Success!
It took way longer than I anticipated, but I finally solved the problem of the Unicode characters being turned into question marks, identified in my last post. (Of course, now that I’ve solved the problem, the Chinese characters appear as 張駿 and no longer as ??.)
As I suspected, the underlying MySQL database was set up such that Unicode characters disappeared when they were saved to the database. Specifically, the character set used was Latin1 when it should have been UTF-8. This appears to be a problem when Fantastico is used to install WordPress . . . the process that I illustrated and advocated in one of my training videos. I have to run a few more tests, but I suspect that doing a command-line install of WordPress will avoid all of these issues. Look for a revised training video with step-by-step instructions.
So, without going into great detail, here’s the gist of what I had to do today:
- Back up WordPress’s MySQL database—always a good idea before a major update such as this.
- Place a notice that the blog is out of service. I did this by uploading an index.html page, which overrode the index.php page that WordPress uses.
- Run 49 ALTER TABLE statements to turn text and character columns into their blob and binary counterparts.

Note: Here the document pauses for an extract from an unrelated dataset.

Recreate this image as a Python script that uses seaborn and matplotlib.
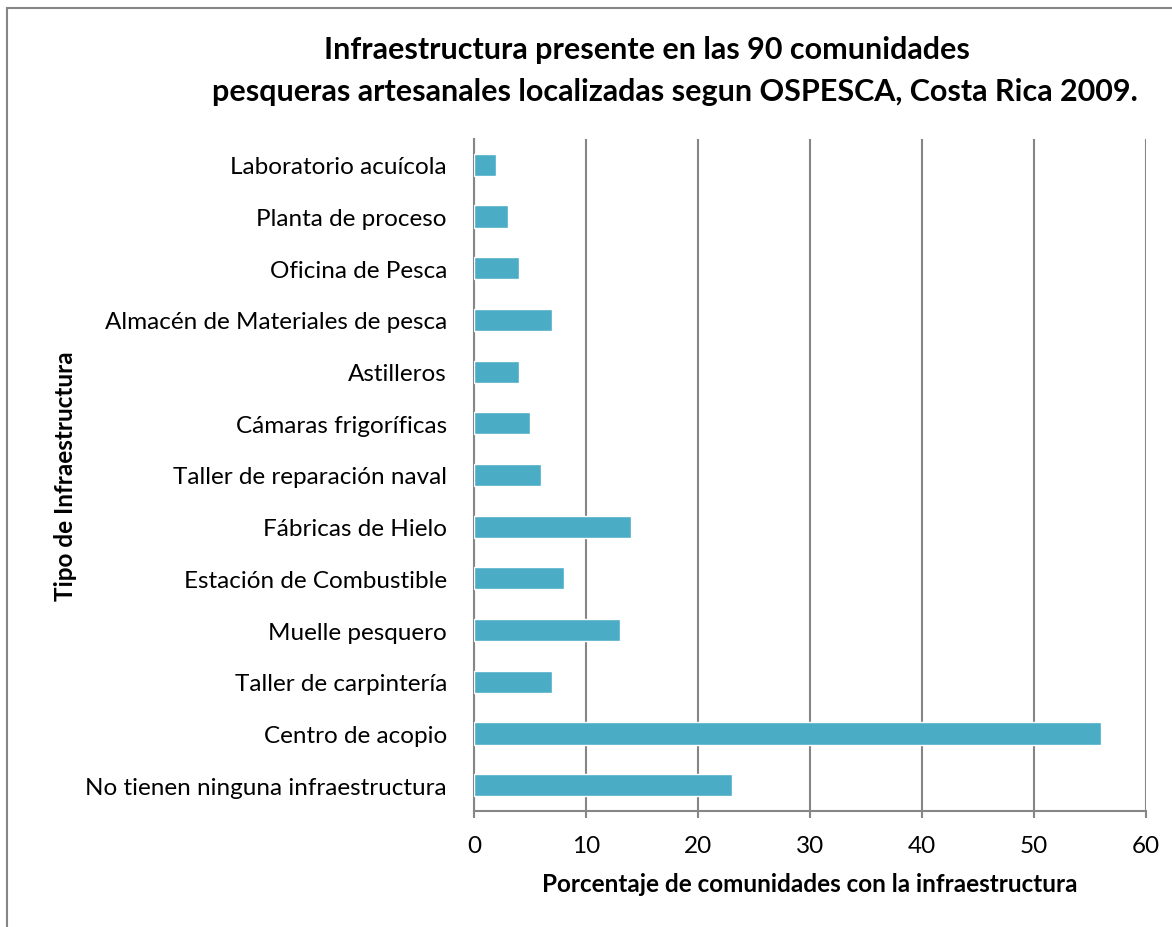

- Run an ALTER DATABASE statement to change the default character set for the database to UTF-8. (I probably didn’t have to do this, as the character set was already UTF-8 at the database level. Irritatingly, it had been overridden at the table level to Latin1. Grrrrr.)

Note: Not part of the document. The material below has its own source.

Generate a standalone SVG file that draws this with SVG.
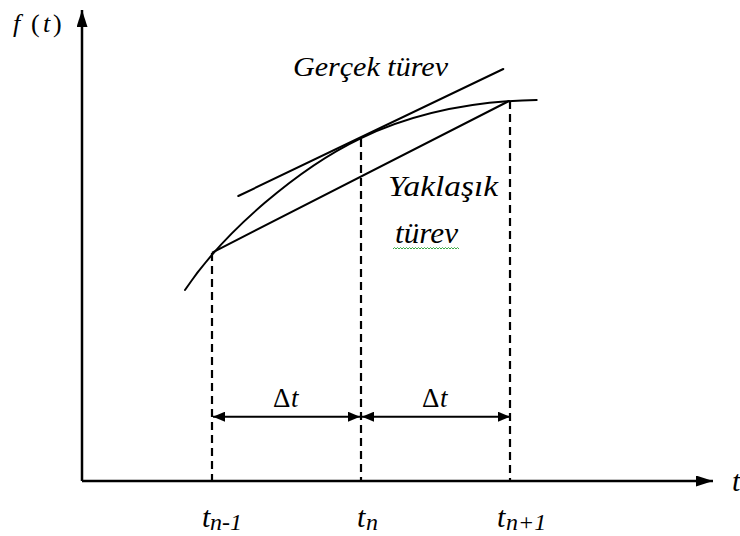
<svg xmlns="http://www.w3.org/2000/svg" width="740" height="536" viewBox="0 0 740 536">
<defs>
<style>
.ln{fill:none;stroke:#000;stroke-width:2;stroke-linecap:round}
.ax{fill:none;stroke:#000;stroke-width:2.5}
.dash{fill:none;stroke:#000;stroke-width:2.2;stroke-dasharray:8 5}
text{font-family:'Liberation Serif','Times New Roman','DejaVu Serif',serif;fill:#000}
.it{font-style:italic}
</style>
<marker id="ah" viewBox="0 0 12 10" refX="12" refY="5" markerWidth="12" markerHeight="10" markerUnits="userSpaceOnUse" orient="auto-start-reverse">
<path d="M0,0 L12,5 L0,10 Z" fill="#000"/>
</marker>
<marker id="axh" viewBox="0 0 17 11" refX="17" refY="5.5" markerWidth="17" markerHeight="11" markerUnits="userSpaceOnUse" orient="auto">
<path d="M0,0 L17,5.5 L0,11 Z" fill="#000"/>
</marker>
</defs>
<rect width="740" height="536" fill="#fff"/>
<g id="axes">
<path class="ax" d="M82,481 L82,10" marker-end="url(#axh)"/>
<path class="ax" d="M82,481 L713,481" marker-end="url(#axh)"/>
</g>
<g id="curve">
<path class="ln" d="M185,290 C225,230 300,167.4 360.7,138.3 C420,109.9 480,101 536.7,100"/>
</g>
<g id="tangent">
<line class="ln" x1="238.3" y1="196" x2="503.3" y2="69"/>
</g>
<g id="secant">
<line class="ln" x1="212.7" y1="252.3" x2="509" y2="101"/>
</g>
<g id="connectors">
<line class="dash" x1="212" y1="253" x2="212" y2="481"/>
<line class="dash" x1="361" y1="139" x2="361" y2="481"/>
<line class="dash" x1="510" y1="101" x2="510" y2="481"/>
<line x1="213" y1="416.7" x2="360" y2="416.7" stroke="#000" stroke-width="2" marker-start="url(#ah)" marker-end="url(#ah)"/>
<line x1="362" y1="416.7" x2="510" y2="416.7" stroke="#000" stroke-width="2" marker-start="url(#ah)" marker-end="url(#ah)"/>
</g>
<g id="labels" font-family="'Liberation Serif','Times New Roman','DejaVu Serif',serif">
<text y="32" font-size="26"><tspan class="it" x="13">f</tspan><tspan x="31">(</tspan><tspan class="it" x="43">t</tspan><tspan x="53">)</tspan></text>
<text class="it" x="732" y="491" font-size="30">t</text>
<text class="it" x="293" y="76" font-size="28" textLength="155" lengthAdjust="spacingAndGlyphs">Gerçek türev</text>
<text class="it" x="388" y="196" font-size="29" textLength="110" lengthAdjust="spacingAndGlyphs">Yaklaşık</text>
<text class="it" x="395" y="243" font-size="29" textLength="63" lengthAdjust="spacingAndGlyphs">türev</text>
<path d="M393,249 l1.5,-1.5 l1.5,1.5 l1.5,-1.5 l1.5,1.5 l1.5,-1.5 l1.5,1.5 l1.5,-1.5 l1.5,1.5 l1.5,-1.5 l1.5,1.5 l1.5,-1.5 l1.5,1.5 l1.5,-1.5 l1.5,1.5 l1.5,-1.5 l1.5,1.5 l1.5,-1.5 l1.5,1.5 l1.5,-1.5 l1.5,1.5 l1.5,-1.5 l1.5,1.5 l1.5,-1.5 l1.5,1.5 l1.5,-1.5 l1.5,1.5 l1.5,-1.5 l1.5,1.5 l1.5,-1.5 l1.5,1.5 l1.5,-1.5 l1.5,1.5 l1.5,-1.5 l1.5,1.5 l1.5,-1.5 l1.5,1.5 l1.5,-1.5 l1.5,1.5 l1.5,-1.5 l1.5,1.5 l1.5,-1.5 l1.5,1.5 l1.5,-1.5 l1.5,1.5" fill="none" stroke="#3aa845" stroke-width="1"/>
<text y="407" font-size="27"><tspan x="273">Δ</tspan><tspan class="it" x="291">t</tspan></text>
<text y="407" font-size="27"><tspan x="422">Δ</tspan><tspan class="it" x="440">t</tspan></text>
<text class="it" y="527" font-size="30"><tspan x="202">t</tspan><tspan x="210" y="530" font-size="24">n-1</tspan></text>
<text class="it" y="527" font-size="30"><tspan x="357">t</tspan><tspan x="366" y="530" font-size="24">n</tspan></text>
<text class="it" y="527" font-size="30"><tspan x="497">t</tspan><tspan x="506" y="530" font-size="24">n+1</tspan></text>
</g>
</svg>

- Run 10 ALTER TABLE statements to change the default character set for each table to UTF-8.
- Run 49 ALTER TABLE statements to turn blob and binary columns back into their text and character counterparts, at the same time specifying character set UTF-8 at the column level.
- Place the blog back online. I did this by simply renaming index.html to indexMAINT.html.
Would that it had been this simple. When I inspected the blog posts after step 6, I discovered that all entries were truncated at the first special character—precisely the situation I had been led to believe that these steps were designed to avoid. So I spent a good two hours manually updating the 11 of the 13 blog entries that had special characters.
But the job is done. Now all I have to do is make another backup of the successfully updated database.
Stay tuned for more WordPress tips as I encounter them.